* [Requirement]: Retype all of the data exactly as given.

* [Recorded data]:
::::::

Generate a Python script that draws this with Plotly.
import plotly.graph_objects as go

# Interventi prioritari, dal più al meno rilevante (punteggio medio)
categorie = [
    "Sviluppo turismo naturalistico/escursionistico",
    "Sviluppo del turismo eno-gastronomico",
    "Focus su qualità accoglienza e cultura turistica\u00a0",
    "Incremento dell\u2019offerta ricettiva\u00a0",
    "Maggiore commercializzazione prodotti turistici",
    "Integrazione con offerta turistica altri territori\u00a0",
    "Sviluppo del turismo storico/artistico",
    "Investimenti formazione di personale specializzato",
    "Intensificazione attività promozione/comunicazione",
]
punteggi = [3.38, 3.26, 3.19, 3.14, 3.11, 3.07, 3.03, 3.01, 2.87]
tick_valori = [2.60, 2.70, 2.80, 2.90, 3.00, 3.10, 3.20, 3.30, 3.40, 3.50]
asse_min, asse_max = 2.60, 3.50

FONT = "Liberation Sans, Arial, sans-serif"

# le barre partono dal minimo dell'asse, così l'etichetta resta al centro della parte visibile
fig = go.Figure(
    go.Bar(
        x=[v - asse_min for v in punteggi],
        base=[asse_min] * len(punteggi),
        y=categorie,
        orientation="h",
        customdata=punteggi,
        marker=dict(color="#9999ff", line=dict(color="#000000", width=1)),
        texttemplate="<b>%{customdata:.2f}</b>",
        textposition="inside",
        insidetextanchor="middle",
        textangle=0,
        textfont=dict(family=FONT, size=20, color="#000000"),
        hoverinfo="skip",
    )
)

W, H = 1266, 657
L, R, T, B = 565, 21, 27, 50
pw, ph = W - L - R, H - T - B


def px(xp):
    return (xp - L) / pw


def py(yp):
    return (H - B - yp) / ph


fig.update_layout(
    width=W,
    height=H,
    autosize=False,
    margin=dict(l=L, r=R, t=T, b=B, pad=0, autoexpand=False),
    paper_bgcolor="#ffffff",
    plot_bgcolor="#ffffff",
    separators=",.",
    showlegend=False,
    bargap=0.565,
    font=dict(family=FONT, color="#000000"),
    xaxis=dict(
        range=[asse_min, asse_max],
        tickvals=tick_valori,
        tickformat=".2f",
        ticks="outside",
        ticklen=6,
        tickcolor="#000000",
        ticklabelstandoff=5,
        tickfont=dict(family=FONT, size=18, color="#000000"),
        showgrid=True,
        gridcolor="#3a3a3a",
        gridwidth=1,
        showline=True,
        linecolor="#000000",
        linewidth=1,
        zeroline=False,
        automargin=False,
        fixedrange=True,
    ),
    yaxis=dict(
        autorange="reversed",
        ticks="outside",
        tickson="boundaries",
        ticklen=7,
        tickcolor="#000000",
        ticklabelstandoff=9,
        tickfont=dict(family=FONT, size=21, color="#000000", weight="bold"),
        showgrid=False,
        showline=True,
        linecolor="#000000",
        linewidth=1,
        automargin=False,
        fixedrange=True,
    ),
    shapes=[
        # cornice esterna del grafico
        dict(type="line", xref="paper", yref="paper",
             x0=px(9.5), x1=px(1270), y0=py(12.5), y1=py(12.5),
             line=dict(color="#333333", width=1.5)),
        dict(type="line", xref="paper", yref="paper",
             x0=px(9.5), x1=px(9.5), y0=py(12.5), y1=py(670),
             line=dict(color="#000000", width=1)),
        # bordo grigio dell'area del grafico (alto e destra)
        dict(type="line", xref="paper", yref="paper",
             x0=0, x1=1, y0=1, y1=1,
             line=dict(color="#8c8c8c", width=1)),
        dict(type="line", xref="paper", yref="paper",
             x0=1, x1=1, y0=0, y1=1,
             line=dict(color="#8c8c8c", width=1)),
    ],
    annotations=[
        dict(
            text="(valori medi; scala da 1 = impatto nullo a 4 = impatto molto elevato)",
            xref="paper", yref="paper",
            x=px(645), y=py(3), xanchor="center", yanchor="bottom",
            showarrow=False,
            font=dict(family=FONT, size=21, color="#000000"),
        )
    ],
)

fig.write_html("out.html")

::::::

* [Solution for this exercise]:
Generate a Python script that draws this with Plotly.
import plotly.graph_objects as go

# Interventi prioritari, dal più al meno rilevante (punteggio medio)
categorie = [
    "Sviluppo turismo naturalistico/escursionistico",
    "Sviluppo del turismo eno-gastronomico",
    "Focus su qualità accoglienza e cultura turistica\u00a0",
    "Incremento dell\u2019offerta ricettiva\u00a0",
    "Maggiore commercializzazione prodotti turistici",
    "Integrazione con offerta turistica altri territori\u00a0",
    "Sviluppo del turismo storico/artistico",
    "Investimenti formazione di personale specializzato",
    "Intensificazione attività promozione/comunicazione",
]
punteggi = [3.38, 3.26, 3.19, 3.14, 3.11, 3.07, 3.03, 3.01, 2.87]
tick_valori = [2.60, 2.70, 2.80, 2.90, 3.00, 3.10, 3.20, 3.30, 3.40, 3.50]
asse_min, asse_max = 2.60, 3.50

FONT = "Liberation Sans, Arial, sans-serif"

# le barre partono dal minimo dell'asse, così l'etichetta resta al centro della parte visibile
fig = go.Figure(
    go.Bar(
        x=[v - asse_min for v in punteggi],
        base=[asse_min] * len(punteggi),
        y=categorie,
        orientation="h",
        customdata=punteggi,
        marker=dict(color="#9999ff", line=dict(color="#000000", width=1)),
        texttemplate="<b>%{customdata:.2f}</b>",
        textposition="inside",
        insidetextanchor="middle",
        textangle=0,
        textfont=dict(family=FONT, size=20, color="#000000"),
        hoverinfo="skip",
    )
)

W, H = 1266, 657
L, R, T, B = 565, 21, 27, 50
pw, ph = W - L - R, H - T - B


def px(xp):
    return (xp - L) / pw


def py(yp):
    return (H - B - yp) / ph


fig.update_layout(
    width=W,
    height=H,
    autosize=False,
    margin=dict(l=L, r=R, t=T, b=B, pad=0, autoexpand=False),
    paper_bgcolor="#ffffff",
    plot_bgcolor="#ffffff",
    separators=",.",
    showlegend=False,
    bargap=0.565,
    font=dict(family=FONT, color="#000000"),
    xaxis=dict(
        range=[asse_min, asse_max],
        tickvals=tick_valori,
        tickformat=".2f",
        ticks="outside",
        ticklen=6,
        tickcolor="#000000",
        ticklabelstandoff=5,
        tickfont=dict(family=FONT, size=18, color="#000000"),
        showgrid=True,
        gridcolor="#3a3a3a",
        gridwidth=1,
        showline=True,
        linecolor="#000000",
        linewidth=1,
        zeroline=False,
        automargin=False,
        fixedrange=True,
    ),
    yaxis=dict(
        autorange="reversed",
        ticks="outside",
        tickson="boundaries",
        ticklen=7,
        tickcolor="#000000",
        ticklabelstandoff=9,
        tickfont=dict(family=FONT, size=21, color="#000000", weight="bold"),
        showgrid=False,
        showline=True,
        linecolor="#000000",
        linewidth=1,
        automargin=False,
        fixedrange=True,
    ),
    shapes=[
        # cornice esterna del grafico
        dict(type="line", xref="paper", yref="paper",
             x0=px(9.5), x1=px(1270), y0=py(12.5), y1=py(12.5),
             line=dict(color="#333333", width=1.5)),
        dict(type="line", xref="paper", yref="paper",
             x0=px(9.5), x1=px(9.5), y0=py(12.5), y1=py(670),
             line=dict(color="#000000", width=1)),
        # bordo grigio dell'area del grafico (alto e destra)
        dict(type="line", xref="paper", yref="paper",
             x0=0, x1=1, y0=1, y1=1,
             line=dict(color="#8c8c8c", width=1)),
        dict(type="line", xref="paper", yref="paper",
             x0=1, x1=1, y0=0, y1=1,
             line=dict(color="#8c8c8c", width=1)),
    ],
    annotations=[
        dict(
            text="(valori medi; scala da 1 = impatto nullo a 4 = impatto molto elevato)",
            xref="paper", yref="paper",
            x=px(645), y=py(3), xanchor="center", yanchor="bottom",
            showarrow=False,
            font=dict(family=FONT, size=21, color="#000000"),
        )
    ],
)

fig.write_html("out.html")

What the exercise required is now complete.